On June 11, 1971, President Richard Nixon and National Security Advisor Henry Kissinger discussed the possibility of supporting a coup in Bolivia. Later in July, the 40 Committee approved covert funding towards Torres's opposition.

A week after the coup, The Washington Post published a report which claimed that U.S. Air Force Major Robert J. Lundin had advised the plotters and lent them a long-range radio. The report was never substantiated, however, and the State Department denied it immediately, asserting that the United States had no involvement in the overthrow of Torres.

The Brazilian military government openly supported the Bolivian coup. Brazilian Air Force planes dropped weapons, including ammunition, rifles, and machine guns, to the rebels in Santa Cruz de la Sierra. Additionally, troops from the II Army, commanded by General Humberto Melo, were deployed to Mato Grosso, ready to intervene if necessary.

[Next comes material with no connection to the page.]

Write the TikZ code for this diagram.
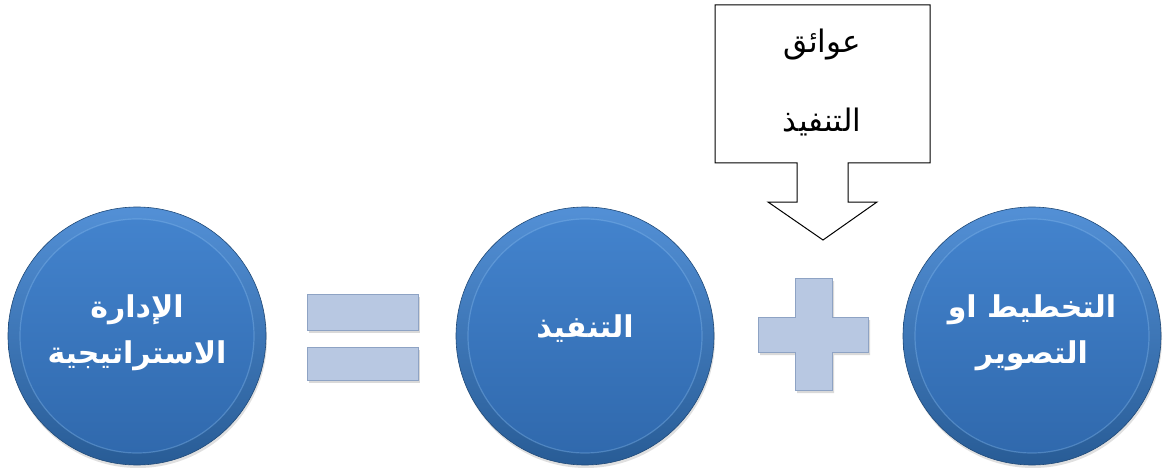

According to former U.S. ambassador to Argentina John Davis Lodge, the government of dictator Alejandro Agustín Lanusse was also involved in the coup.

==Consequences==
After this, Hugo Banzer started a new military dictatorship in Bolivia for seven years that banned unions and civil rights, being a participant in the so-called Operation Condor, which killed or caused the disappearance of hundreds of people in Bolivia.

Juan José Torres, on the other hand, went into exile in Buenos Aires, where he was kidnapped and killed in 1976 as part of Operation Condor. Hugo Banzer was overthrown by a new military uprising in 1978.